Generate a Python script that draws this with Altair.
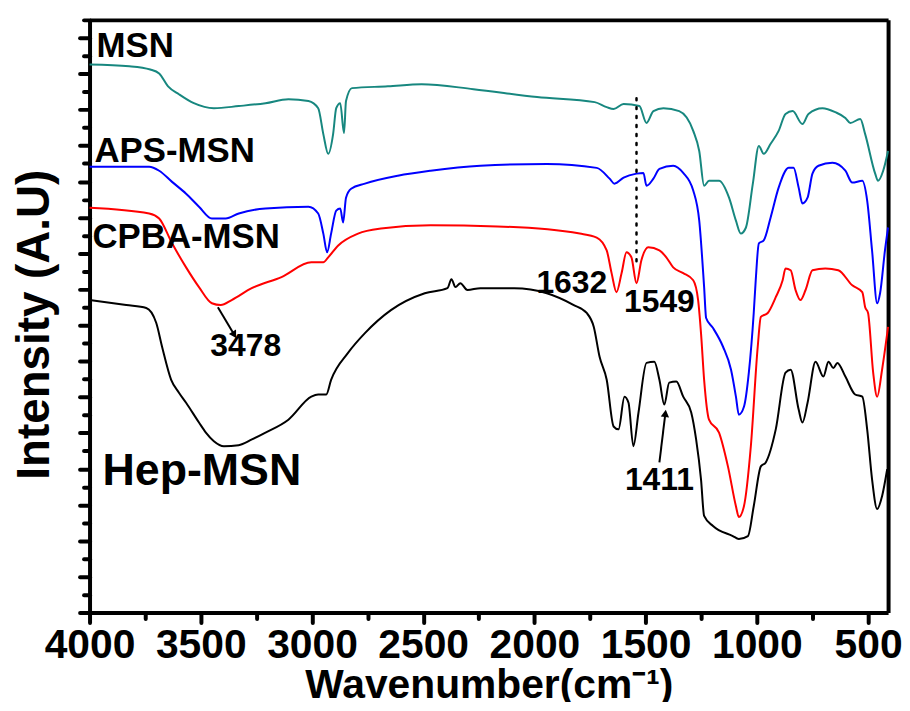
import altair as alt
import pandas as pd

# ---------------- data ----------------
msn_wn = [4000, 3821, 3727, 3687, 3647, 3598, 3531, 3441, 3329, 3209, 3106, 3016, 2972, 2949, 2927,
          2905, 2891, 2873, 2856, 2847, 2820, 2659, 2507, 2274, 1988, 1729, 1675, 1644, 1599, 1528,
          1496, 1465, 1420, 1349, 1286, 1259, 1237, 1215, 1170, 1125, 1094, 1072, 1049, 1018, 991,
          969, 938, 902, 871, 839, 795, 768, 705, 647, 602, 580, 535, 513, 468, 455, 432, 410]
msn_int = [15.26, 15.21, 15.12, 15.01, 14.65, 14.43, 14.18, 14.04, 14.10, 14.18, 14.29, 14.24, 14.04,
           13.32, 12.77, 13.32, 14.04, 14.18, 13.35, 14.24, 14.60, 14.65, 14.71, 14.57, 14.35, 14.21,
           14.07, 14.02, 14.16, 14.10, 13.63, 13.96, 14.04, 13.96, 13.41, 12.85, 11.88, 12.02, 12.02,
           11.55, 10.91, 10.55, 10.72, 11.94, 12.99, 12.77, 13.05, 13.41, 13.88, 13.96, 13.60, 13.88,
           14.04, 13.93, 13.77, 13.63, 13.74, 13.32, 12.22, 12.02, 12.30, 12.85]

aps_wn = [4000, 3866, 3732, 3687, 3629, 3566, 3508, 3450, 3388, 3329, 3209, 3016, 2972, 2949, 2932,
          2914, 2891, 2873, 2860, 2847, 2824, 2762, 2614, 2467, 2243, 1944, 1720, 1662, 1640, 1599,
          1541, 1510, 1496, 1465, 1438, 1376, 1331, 1286, 1259, 1237, 1228, 1197, 1152, 1116, 1094,
          1081, 1058, 1036, 1014, 1005, 991, 969, 938, 902, 857, 835, 812, 795, 772, 750, 723, 660,
          602, 571, 526, 504, 482, 459, 446, 424, 410]
aps_int = [12.41, 12.41, 12.41, 12.30, 11.99, 11.66, 11.30, 10.97, 10.97, 11.11, 11.25, 11.30, 11.11,
           10.55, 10.03, 10.55, 11.19, 11.25, 10.86, 11.55, 11.80, 11.94, 12.16, 12.30, 12.44, 12.49,
           12.38, 12.08, 11.94, 12.11, 12.22, 12.24, 11.88, 12.08, 12.35, 12.44, 12.24, 11.75, 10.91,
           9.06, 8.20, 7.92, 7.40, 6.76, 6.01, 5.51, 5.73, 6.68, 8.34, 9.25, 10.28, 10.36, 11.00,
           11.83, 12.38, 12.38, 11.83, 11.39, 11.55, 12.22, 12.44, 12.52, 12.30, 11.97, 12.02, 11.47,
           10.08, 8.61, 8.89, 10.08, 10.72]

cpba_wn = [4000, 3732, 3687, 3629, 3566, 3508, 3450, 3410, 3361, 3271, 3137, 3003, 2949, 2927, 2882,
           2793, 2690, 2467, 2167, 1796, 1720, 1675, 1653, 1631, 1608, 1586, 1564, 1541, 1519, 1488,
           1438, 1407, 1376, 1331, 1286, 1264, 1251, 1237, 1215, 1170, 1130, 1094, 1081, 1058, 1027,
           996, 982, 951, 915, 884, 871, 848, 826, 804, 781, 750, 692, 634, 571, 526, 513, 500, 477,
           459, 437, 410]
cpba_int = [11.27, 11.11, 10.97, 10.28, 9.61, 9.06, 8.61, 8.56, 8.70, 9.03, 9.34, 9.75, 9.75, 9.89,
            10.22, 10.55, 10.69, 10.78, 10.75, 10.55, 10.44, 10.08, 9.45, 8.92, 9.45, 10.03, 9.89,
            9.17, 9.81, 10.17, 10.08, 9.89, 9.61, 9.45, 9.25, 8.70, 7.78, 6.48, 5.37, 5.01, 4.07,
            2.96, 2.66, 2.96, 4.63, 7.40, 8.23, 8.34, 8.78, 9.25, 9.58, 9.53, 8.98, 8.70, 8.98, 9.53,
            9.58, 9.53, 9.11, 8.92, 8.50, 8.34, 6.68, 6.01, 6.76, 7.95]

hep_wn = [4000, 3835, 3745, 3700, 3674, 3633, 3598, 3566, 3508, 3477, 3441, 3396, 3330, 3270, 3209,
          3106, 3003, 2972, 2936, 2914, 2838, 2762, 2645, 2493, 2391, 2373, 2355, 2333, 2301, 2243,
          2091, 1944, 1823, 1765, 1733, 1707, 1675, 1644, 1622, 1595, 1577, 1555, 1532, 1496, 1461,
          1438, 1416, 1394, 1362, 1331, 1295, 1273, 1251, 1237, 1197, 1108, 1081, 1040, 1014, 982,
          960, 915, 871, 848, 812, 795, 772, 736, 701, 678, 656, 638, 602, 558, 526, 504, 482, 459,
          437, 414]
hep_int = [8.70, 8.56, 8.48, 8.06, 7.40, 6.48, 6.12, 5.84, 5.29, 5.01, 4.77, 4.63, 4.66, 4.82, 5.01,
           5.37, 6.01, 6.07, 6.07, 6.48, 7.23, 7.78, 8.42, 8.89, 9.03, 9.28, 9.06, 9.17, 8.98, 9.03,
           9.03, 8.89, 8.56, 8.34, 7.95, 7.12, 6.48, 5.18, 5.10, 6.01, 5.84, 4.63, 5.57, 6.95, 6.98,
           6.48, 5.79, 6.40, 6.43, 6.01, 5.57, 4.82, 3.71, 2.69, 2.41, 2.13, 2.05, 2.13, 2.96, 4.07,
           4.18, 5.10, 6.68, 6.76, 5.65, 5.29, 5.84, 6.98, 6.57, 6.98, 6.81, 6.95, 6.57, 6.07, 6.01,
           5.10, 3.71, 2.88, 3.24, 3.99]

series_names = ["MSN", "APS-MSN", "CPBA-MSN", "Hep-MSN"]
series_colors = ["#17877f", "#0000ff", "#ff0000", "#000000"]

# series name labels
name_text = ["MSN", "APS-MSN", "CPBA-MSN"]
name_x = [3969, 3978, 3987]
name_y = [15.76, 12.85, 10.44]
hep_label = ["Hep-MSN"]
hep_label_x = [3942]
hep_label_y = [3.93]

# peak labels
peak_text = ["3478", "1632", "1549", "1411"]
peak_x = [3298, 1832, 1438, 1438]
peak_y = [7.42, 9.17, 8.64, 3.68]

# arrows (start -> head)
arrow_x1 = [3423, 1438]
arrow_y1 = [8.50, 4.18]
arrow_x2 = [3352, 1412]
arrow_y2 = [7.76, 5.51]
arrow_angle = [149, 7]

# dotted marker line
dot_x = [1541]
dot_y1 = [14.32]
dot_y2 = [9.72]

x_major = [4000, 3500, 3000, 2500, 2000, 1500, 1000, 500]
x_minor = [3750, 3250, 2750, 2250, 1750, 1250, 750]
y_major = list(range(0, 17))
y_minor = [k + 0.5 for k in range(0, 17)]

# ---------------- tables ----------------
rows = []
for name, wn, it in zip(series_names, [msn_wn, aps_wn, cpba_wn, hep_wn],
                        [msn_int, aps_int, cpba_int, hep_int]):
    for k, (a, b) in enumerate(zip(wn, it)):
        rows.append({"series": name, "wn": a, "i": b, "k": k})
df = pd.DataFrame(rows)

names_df = pd.DataFrame({"t": name_text, "x": name_x, "y": name_y})
hep_df = pd.DataFrame({"t": hep_label, "x": hep_label_x, "y": hep_label_y})
peaks_df = pd.DataFrame({"t": peak_text, "x": peak_x, "y": peak_y})
arrows_df = pd.DataFrame({"x": arrow_x1, "y": arrow_y1, "x2": arrow_x2, "y2": arrow_y2,
                          "ang": arrow_angle})
dot_df = pd.DataFrame({"x": dot_x, "y": dot_y1, "y2": dot_y2})

XS = alt.Scale(domain=[4000, 410], nice=False, zero=False)
YS = alt.Scale(domain=[0, 16.5], nice=False, zero=False)

FONT = "Liberation Sans, Arial, sans-serif"

x_major_axis = alt.Axis(orient="bottom", values=x_major, tickSize=10, tickWidth=4,
                        tickColor="black", tickCap="round", domainWidth=4, domainColor="black",
                        grid=False, labelFont=FONT, labelFontWeight="bold", labelFontSize=41,
                        labelColor="black", labelPadding=3, labelFlush=False,
                        labelOverlap=False, labelBound=False, format="d",
                        title="Wavenumber(cm\u207b\u00b9)", titleFont=FONT,
                        titleFontWeight="bold", titleFontSize=41, titleColor="black",
                        titleBaseline="alphabetic", titleY=85)
x_minor_axis = alt.Axis(orient="bottom", values=x_minor, tickSize=6, tickWidth=4,
                        tickColor="black", tickCap="round", domain=False, labels=False,
                        grid=False, title=None)
y_major_axis = alt.Axis(orient="left", values=y_major, tickSize=10, tickWidth=4,
                        tickColor="black", tickCap="round", domainWidth=4, domainColor="black",
                        grid=False, labels=False, title="Intensity (A.U)", titleFont=FONT,
                        titleFontWeight="bold", titleFontSize=46, titleColor="black",
                        titleBaseline="alphabetic", titleAngle=270, titleX=-41, titleY=306)
y_minor_axis = alt.Axis(orient="left", values=y_minor, tickSize=6, tickWidth=4,
                        tickColor="black", tickCap="round", domain=False, labels=False,
                        grid=False, title=None)
top_axis = alt.Axis(orient="top", ticks=False, labels=False, grid=False, title=None,
                    domainWidth=4, domainColor="black")
right_axis = alt.Axis(orient="right", ticks=False, labels=False, grid=False, title=None,
                      domainWidth=4, domainColor="black")

lines = alt.Chart(df).mark_line(strokeWidth=2, interpolate="monotone").encode(
    x=alt.X("wn:Q", scale=XS, axis=x_major_axis),
    y=alt.Y("i:Q", scale=YS, axis=y_major_axis),
    color=alt.Color("series:N", scale=alt.Scale(domain=series_names, range=series_colors),
                    legend=None),
    order="k:Q",
)

minor = alt.Chart(dot_df).mark_point(opacity=0).encode(
    x=alt.X("x:Q", scale=XS, axis=x_minor_axis),
    y=alt.Y("y:Q", scale=YS, axis=y_minor_axis),
)

frame = alt.Chart(dot_df).mark_point(opacity=0).encode(
    x=alt.X("x:Q", scale=XS, axis=top_axis),
    y=alt.Y("y:Q", scale=YS, axis=right_axis),
)

dotted = alt.Chart(dot_df).mark_rule(strokeDash=[2, 7], strokeWidth=2.5, color="black",
                                     strokeCap="round").encode(
    x=alt.X("x:Q", scale=XS, axis=None),
    y=alt.Y("y:Q", scale=YS, axis=None),
    y2="y2:Q",
)

names = alt.Chart(names_df).mark_text(font=FONT, fontWeight="bold", fontSize=35, align="left",
                                      baseline="middle", color="black").encode(
    x=alt.X("x:Q", scale=XS, axis=None), y=alt.Y("y:Q", scale=YS, axis=None), text="t:N")

hep = alt.Chart(hep_df).mark_text(font=FONT, fontWeight="bold", fontSize=45, align="left",
                                  baseline="middle", color="black").encode(
    x=alt.X("x:Q", scale=XS, axis=None), y=alt.Y("y:Q", scale=YS, axis=None), text="t:N")

peaks = alt.Chart(peaks_df).mark_text(font=FONT, fontWeight="bold", fontSize=32, align="center",
                                      baseline="middle", color="black").encode(
    x=alt.X("x:Q", scale=XS, axis=None), y=alt.Y("y:Q", scale=YS, axis=None), text="t:N")

arrow_lines = alt.Chart(arrows_df).mark_rule(strokeWidth=2, color="black").encode(
    x=alt.X("x:Q", scale=XS, axis=None), y=alt.Y("y:Q", scale=YS, axis=None),
    x2="x2:Q", y2="y2:Q")

arrow_heads = alt.Chart(arrows_df).mark_point(shape="triangle", filled=True, size=70,
                                              color="black", opacity=1).encode(
    x=alt.X("x2:Q", scale=XS, axis=None), y=alt.Y("y2:Q", scale=YS, axis=None),
    angle=alt.Angle("ang:Q", scale=None))

chart = alt.layer(lines, minor, frame, dotted, names, hep, peaks, arrow_lines,
                  arrow_heads).resolve_axis(
    x="independent", y="independent"
).properties(
    width=803, height=596,
    autosize=alt.AutoSizeParams(type="none"),
    padding={"left": 82, "top": 10, "right": 14, "bottom": 88},
    background="white",
).configure_view(stroke=None)

chart.save("out.html", embed_options={"renderer": "svg", "actions": False})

________________

WHAT IS BEING ASKED:
Please take the lines from the beginning of the data above through the line holding "import pandas as pd" and transcribe them exactly, without any pictures.

RESULT OF THE EXERCISE:
Generate a Python script that draws this with Altair.
import altair as alt
import pandas as pd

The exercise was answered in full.